[REQUIREMENTS] Only one span of the listing below is wanted: the lines from the one with "Write a component" through the one with "i) => colors[i]);", reproduced exactly, both ends kept.

[Figure scripts]
§
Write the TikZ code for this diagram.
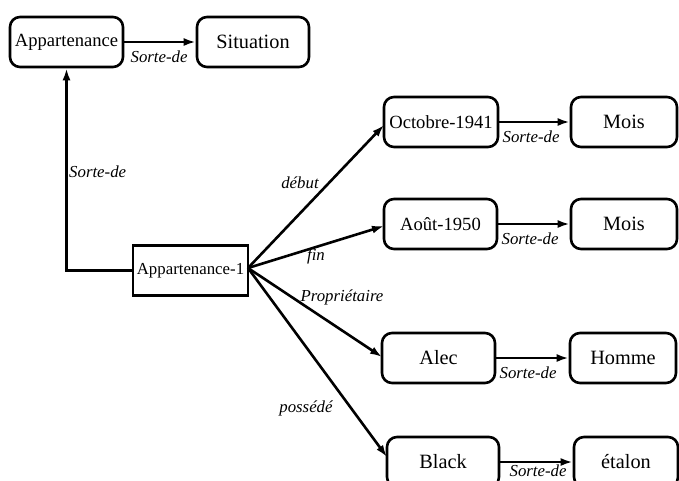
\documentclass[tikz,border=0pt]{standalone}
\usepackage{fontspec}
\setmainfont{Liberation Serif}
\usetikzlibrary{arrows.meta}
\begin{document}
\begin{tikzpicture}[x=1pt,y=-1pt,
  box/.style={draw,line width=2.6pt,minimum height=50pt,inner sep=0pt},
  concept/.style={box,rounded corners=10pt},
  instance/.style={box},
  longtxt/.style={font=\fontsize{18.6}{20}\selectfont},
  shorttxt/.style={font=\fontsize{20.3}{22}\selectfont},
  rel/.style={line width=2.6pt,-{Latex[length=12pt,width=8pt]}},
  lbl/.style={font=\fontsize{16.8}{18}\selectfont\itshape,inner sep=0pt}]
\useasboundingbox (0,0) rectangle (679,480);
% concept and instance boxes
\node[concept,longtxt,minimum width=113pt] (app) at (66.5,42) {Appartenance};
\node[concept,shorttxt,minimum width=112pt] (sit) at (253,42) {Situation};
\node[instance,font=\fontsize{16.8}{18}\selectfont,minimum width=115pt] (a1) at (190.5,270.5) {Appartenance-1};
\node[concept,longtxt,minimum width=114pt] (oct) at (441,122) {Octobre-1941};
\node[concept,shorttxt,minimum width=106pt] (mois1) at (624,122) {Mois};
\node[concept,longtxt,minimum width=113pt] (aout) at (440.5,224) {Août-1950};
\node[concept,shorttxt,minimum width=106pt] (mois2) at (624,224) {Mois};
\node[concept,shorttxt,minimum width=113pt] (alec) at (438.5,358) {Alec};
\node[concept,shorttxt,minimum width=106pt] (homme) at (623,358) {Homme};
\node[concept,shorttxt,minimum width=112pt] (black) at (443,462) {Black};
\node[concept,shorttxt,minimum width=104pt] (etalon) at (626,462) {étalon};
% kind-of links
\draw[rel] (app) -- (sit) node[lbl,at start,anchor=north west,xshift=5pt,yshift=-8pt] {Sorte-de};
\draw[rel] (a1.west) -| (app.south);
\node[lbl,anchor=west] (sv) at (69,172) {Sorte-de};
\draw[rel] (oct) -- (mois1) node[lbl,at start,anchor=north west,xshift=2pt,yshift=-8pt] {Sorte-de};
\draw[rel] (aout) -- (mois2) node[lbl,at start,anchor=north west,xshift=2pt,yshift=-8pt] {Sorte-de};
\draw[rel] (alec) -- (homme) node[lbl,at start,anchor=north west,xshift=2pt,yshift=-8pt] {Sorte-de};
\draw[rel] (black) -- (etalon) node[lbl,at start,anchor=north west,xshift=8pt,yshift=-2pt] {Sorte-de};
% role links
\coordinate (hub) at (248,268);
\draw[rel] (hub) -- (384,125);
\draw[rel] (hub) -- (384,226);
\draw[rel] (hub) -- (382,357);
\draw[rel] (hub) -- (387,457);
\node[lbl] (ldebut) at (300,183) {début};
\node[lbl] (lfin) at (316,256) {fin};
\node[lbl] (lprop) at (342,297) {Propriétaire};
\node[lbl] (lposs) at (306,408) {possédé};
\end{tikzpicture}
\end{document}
§
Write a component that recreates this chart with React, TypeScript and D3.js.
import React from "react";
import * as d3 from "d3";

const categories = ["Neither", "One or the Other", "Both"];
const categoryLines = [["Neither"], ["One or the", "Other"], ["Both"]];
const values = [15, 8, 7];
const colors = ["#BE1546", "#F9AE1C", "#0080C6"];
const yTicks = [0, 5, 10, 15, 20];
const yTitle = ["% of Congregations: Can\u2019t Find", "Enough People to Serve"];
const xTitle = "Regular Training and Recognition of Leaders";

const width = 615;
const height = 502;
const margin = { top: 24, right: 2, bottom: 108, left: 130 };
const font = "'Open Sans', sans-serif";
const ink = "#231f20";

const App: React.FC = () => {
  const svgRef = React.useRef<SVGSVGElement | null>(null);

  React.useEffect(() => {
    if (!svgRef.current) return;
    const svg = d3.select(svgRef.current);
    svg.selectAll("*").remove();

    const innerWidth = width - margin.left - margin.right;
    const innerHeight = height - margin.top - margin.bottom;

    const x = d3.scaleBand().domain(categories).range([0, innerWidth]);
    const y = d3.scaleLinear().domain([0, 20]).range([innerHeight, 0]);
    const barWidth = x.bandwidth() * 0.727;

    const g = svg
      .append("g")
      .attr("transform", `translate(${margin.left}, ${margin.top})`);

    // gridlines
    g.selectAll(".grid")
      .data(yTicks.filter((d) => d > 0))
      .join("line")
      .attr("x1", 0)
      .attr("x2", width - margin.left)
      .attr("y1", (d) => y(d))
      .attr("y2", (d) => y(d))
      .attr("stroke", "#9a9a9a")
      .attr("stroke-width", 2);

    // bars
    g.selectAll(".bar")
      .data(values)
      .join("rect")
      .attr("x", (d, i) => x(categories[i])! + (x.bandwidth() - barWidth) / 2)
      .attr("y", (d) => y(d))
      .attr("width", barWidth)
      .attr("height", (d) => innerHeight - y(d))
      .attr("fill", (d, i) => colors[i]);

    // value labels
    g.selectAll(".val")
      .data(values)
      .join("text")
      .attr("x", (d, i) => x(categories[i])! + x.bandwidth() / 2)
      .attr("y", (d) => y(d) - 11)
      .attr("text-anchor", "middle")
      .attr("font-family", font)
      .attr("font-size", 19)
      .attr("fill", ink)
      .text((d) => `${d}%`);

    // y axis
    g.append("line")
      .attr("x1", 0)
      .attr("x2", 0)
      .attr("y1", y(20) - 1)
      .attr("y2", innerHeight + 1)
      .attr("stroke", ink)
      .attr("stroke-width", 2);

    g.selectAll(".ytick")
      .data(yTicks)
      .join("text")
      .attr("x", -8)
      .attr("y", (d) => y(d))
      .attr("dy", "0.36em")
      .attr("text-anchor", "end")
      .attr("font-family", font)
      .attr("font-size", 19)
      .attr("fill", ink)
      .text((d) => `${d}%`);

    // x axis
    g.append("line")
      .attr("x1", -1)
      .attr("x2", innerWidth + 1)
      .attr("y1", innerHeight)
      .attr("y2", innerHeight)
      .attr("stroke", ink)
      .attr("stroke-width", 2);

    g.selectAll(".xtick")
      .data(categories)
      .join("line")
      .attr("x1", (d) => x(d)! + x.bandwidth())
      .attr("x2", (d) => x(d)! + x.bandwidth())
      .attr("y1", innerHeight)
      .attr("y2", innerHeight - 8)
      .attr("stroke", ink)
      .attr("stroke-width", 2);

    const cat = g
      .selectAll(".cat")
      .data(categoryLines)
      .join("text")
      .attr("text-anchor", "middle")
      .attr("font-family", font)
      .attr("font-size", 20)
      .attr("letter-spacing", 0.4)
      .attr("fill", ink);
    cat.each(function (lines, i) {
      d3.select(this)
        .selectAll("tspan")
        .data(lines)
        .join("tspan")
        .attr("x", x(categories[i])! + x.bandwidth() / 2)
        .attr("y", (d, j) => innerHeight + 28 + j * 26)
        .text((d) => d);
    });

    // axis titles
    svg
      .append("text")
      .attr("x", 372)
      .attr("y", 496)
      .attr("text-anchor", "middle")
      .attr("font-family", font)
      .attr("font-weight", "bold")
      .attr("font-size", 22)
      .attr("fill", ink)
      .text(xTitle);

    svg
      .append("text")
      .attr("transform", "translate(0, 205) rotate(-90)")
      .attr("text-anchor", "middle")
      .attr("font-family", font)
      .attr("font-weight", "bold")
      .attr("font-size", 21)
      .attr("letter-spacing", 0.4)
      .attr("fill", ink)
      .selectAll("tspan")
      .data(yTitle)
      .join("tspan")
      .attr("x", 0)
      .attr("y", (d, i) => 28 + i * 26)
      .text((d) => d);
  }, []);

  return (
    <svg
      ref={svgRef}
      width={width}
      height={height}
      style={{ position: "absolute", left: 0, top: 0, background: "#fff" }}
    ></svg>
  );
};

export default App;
§
[OUTPUT OF THE TASK]
Write a component that recreates this chart with React, TypeScript and D3.js.
import React from "react";
import * as d3 from "d3";

const categories = ["Neither", "One or the Other", "Both"];
const categoryLines = [["Neither"], ["One or the", "Other"], ["Both"]];
const values = [15, 8, 7];
const colors = ["#BE1546", "#F9AE1C", "#0080C6"];
const yTicks = [0, 5, 10, 15, 20];
const yTitle = ["% of Congregations: Can\u2019t Find", "Enough People to Serve"];
const xTitle = "Regular Training and Recognition of Leaders";

const width = 615;
const height = 502;
const margin = { top: 24, right: 2, bottom: 108, left: 130 };
const font = "'Open Sans', sans-serif";
const ink = "#231f20";

const App: React.FC = () => {
  const svgRef = React.useRef<SVGSVGElement | null>(null);

  React.useEffect(() => {
    if (!svgRef.current) return;
    const svg = d3.select(svgRef.current);
    svg.selectAll("*").remove();

    const innerWidth = width - margin.left - margin.right;
    const innerHeight = height - margin.top - margin.bottom;

    const x = d3.scaleBand().domain(categories).range([0, innerWidth]);
    const y = d3.scaleLinear().domain([0, 20]).range([innerHeight, 0]);
    const barWidth = x.bandwidth() * 0.727;

    const g = svg
      .append("g")
      .attr("transform", `translate(${margin.left}, ${margin.top})`);

    // gridlines
    g.selectAll(".grid")
      .data(yTicks.filter((d) => d > 0))
      .join("line")
      .attr("x1", 0)
      .attr("x2", width - margin.left)
      .attr("y1", (d) => y(d))
      .attr("y2", (d) => y(d))
      .attr("stroke", "#9a9a9a")
      .attr("stroke-width", 2);

    // bars
    g.selectAll(".bar")
      .data(values)
      .join("rect")
      .attr("x", (d, i) => x(categories[i])! + (x.bandwidth() - barWidth) / 2)
      .attr("y", (d) => y(d))
      .attr("width", barWidth)
      .attr("height", (d) => innerHeight - y(d))
      .attr("fill", (d, i) => colors[i]);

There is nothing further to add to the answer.